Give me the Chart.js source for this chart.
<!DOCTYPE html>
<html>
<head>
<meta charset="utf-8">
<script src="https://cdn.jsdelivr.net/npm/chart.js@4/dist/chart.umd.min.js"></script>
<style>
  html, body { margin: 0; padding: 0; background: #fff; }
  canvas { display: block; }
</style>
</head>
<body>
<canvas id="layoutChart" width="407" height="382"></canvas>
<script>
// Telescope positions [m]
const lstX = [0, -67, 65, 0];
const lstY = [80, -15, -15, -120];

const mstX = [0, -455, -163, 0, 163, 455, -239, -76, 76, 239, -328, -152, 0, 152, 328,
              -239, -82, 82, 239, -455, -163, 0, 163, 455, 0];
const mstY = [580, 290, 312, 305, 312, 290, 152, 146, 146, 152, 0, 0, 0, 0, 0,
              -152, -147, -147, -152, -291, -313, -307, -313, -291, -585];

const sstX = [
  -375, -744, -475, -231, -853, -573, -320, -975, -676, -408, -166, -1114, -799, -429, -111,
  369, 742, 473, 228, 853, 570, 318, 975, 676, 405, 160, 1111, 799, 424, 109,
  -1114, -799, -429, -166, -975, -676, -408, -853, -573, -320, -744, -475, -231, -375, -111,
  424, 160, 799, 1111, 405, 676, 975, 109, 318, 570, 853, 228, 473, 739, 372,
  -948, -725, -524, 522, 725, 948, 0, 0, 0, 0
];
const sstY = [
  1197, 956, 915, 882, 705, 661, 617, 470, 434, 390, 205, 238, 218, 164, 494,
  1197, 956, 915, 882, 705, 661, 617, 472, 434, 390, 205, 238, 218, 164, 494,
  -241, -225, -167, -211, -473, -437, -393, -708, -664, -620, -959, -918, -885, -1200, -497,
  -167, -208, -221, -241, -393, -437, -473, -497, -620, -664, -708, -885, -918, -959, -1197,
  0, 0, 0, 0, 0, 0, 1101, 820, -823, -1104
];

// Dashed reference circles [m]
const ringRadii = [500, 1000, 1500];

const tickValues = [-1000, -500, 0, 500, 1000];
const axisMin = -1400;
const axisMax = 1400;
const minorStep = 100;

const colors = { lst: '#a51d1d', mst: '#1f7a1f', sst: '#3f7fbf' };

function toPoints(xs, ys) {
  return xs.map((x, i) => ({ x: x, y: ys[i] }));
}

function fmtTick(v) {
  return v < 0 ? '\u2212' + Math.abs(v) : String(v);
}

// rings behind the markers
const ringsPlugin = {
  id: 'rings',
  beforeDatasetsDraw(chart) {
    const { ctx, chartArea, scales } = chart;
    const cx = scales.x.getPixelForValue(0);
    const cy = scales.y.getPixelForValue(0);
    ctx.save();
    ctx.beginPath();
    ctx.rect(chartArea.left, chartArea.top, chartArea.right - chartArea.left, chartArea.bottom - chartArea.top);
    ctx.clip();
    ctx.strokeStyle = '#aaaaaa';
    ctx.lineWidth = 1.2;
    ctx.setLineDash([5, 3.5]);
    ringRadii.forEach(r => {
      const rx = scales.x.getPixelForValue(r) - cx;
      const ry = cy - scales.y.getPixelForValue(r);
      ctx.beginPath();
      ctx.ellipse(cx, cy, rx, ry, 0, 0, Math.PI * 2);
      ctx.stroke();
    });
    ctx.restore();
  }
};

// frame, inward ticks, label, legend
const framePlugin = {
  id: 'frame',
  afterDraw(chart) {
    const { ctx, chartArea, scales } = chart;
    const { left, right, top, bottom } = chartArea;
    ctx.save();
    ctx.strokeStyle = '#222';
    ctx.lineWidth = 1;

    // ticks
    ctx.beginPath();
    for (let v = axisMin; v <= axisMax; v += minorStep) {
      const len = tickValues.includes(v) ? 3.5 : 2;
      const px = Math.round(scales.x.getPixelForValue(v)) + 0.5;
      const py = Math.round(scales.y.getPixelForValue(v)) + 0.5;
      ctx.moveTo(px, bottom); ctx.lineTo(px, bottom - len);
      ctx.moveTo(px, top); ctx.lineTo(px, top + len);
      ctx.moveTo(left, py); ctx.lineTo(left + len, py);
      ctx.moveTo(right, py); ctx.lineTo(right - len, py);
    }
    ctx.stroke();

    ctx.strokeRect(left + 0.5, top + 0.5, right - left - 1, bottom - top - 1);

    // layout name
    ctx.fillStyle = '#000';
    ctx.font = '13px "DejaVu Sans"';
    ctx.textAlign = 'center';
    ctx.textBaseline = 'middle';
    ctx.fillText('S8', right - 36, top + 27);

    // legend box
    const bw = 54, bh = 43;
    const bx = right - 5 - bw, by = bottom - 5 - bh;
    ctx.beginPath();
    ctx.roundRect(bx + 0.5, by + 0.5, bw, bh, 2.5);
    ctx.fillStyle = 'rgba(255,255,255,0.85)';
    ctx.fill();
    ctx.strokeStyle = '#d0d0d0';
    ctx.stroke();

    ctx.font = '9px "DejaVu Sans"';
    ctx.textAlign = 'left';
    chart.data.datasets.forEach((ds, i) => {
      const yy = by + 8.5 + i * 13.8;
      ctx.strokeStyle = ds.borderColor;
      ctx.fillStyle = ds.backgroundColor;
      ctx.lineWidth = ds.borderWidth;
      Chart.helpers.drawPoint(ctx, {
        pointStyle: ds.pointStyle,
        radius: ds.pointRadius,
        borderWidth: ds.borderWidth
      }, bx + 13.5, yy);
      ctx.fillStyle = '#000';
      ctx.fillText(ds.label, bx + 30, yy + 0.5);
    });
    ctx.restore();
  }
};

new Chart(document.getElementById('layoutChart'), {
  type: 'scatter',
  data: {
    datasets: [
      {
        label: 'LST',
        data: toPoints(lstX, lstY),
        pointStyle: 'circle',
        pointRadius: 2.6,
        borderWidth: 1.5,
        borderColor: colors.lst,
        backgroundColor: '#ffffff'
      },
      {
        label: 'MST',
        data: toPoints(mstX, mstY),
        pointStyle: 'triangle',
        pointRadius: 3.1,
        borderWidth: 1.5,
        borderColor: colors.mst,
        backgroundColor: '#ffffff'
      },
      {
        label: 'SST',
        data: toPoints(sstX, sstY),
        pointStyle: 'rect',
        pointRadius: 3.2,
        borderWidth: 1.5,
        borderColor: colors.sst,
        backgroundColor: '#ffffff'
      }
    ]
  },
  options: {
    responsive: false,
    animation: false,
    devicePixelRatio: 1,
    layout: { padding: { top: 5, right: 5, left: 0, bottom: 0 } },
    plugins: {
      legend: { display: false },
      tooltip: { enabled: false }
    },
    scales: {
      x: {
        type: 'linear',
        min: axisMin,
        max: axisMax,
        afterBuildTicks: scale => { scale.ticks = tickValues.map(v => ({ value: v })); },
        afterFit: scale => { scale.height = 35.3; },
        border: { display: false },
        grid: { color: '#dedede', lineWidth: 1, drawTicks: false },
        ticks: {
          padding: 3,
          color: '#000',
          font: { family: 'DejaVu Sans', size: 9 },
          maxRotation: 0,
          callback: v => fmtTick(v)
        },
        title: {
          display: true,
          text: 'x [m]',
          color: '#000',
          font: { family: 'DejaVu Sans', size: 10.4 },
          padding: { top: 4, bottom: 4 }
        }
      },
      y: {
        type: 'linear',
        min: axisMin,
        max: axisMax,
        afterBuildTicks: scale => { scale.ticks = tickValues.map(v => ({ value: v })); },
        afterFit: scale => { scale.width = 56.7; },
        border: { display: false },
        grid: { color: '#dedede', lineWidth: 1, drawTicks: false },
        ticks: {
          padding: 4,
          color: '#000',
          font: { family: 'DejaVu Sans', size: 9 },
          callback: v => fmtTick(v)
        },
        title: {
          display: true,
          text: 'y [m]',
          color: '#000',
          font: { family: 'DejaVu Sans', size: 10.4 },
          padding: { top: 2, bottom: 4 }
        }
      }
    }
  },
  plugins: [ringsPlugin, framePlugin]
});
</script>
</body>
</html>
++++++++
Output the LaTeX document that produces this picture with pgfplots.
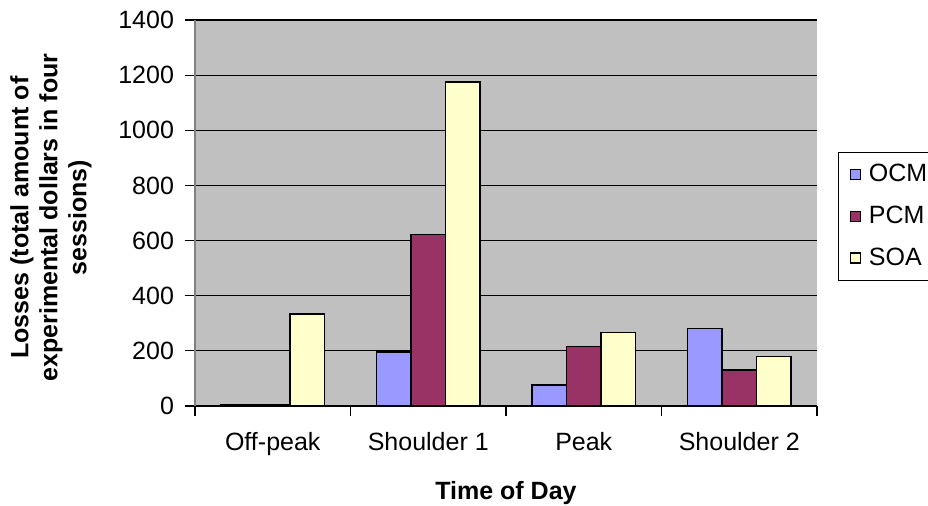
++++++++
Work to be completed => Write out each line exactly as it appears, from the line with "Give me the Chart.js source for this chart." up to and including the line with "-152, -147, -147, -152, -291, -313, -307, -313, -291, -585];".

Final answer =>
Give me the Chart.js source for this chart.
<!DOCTYPE html>
<html>
<head>
<meta charset="utf-8">
<script src="https://cdn.jsdelivr.net/npm/chart.js@4/dist/chart.umd.min.js"></script>
<style>
  html, body { margin: 0; padding: 0; background: #fff; }
  canvas { display: block; }
</style>
</head>
<body>
<canvas id="layoutChart" width="407" height="382"></canvas>
<script>
// Telescope positions [m]
const lstX = [0, -67, 65, 0];
const lstY = [80, -15, -15, -120];

const mstX = [0, -455, -163, 0, 163, 455, -239, -76, 76, 239, -328, -152, 0, 152, 328,
              -239, -82, 82, 239, -455, -163, 0, 163, 455, 0];
const mstY = [580, 290, 312, 305, 312, 290, 152, 146, 146, 152, 0, 0, 0, 0, 0,
              -152, -147, -147, -152, -291, -313, -307, -313, -291, -585];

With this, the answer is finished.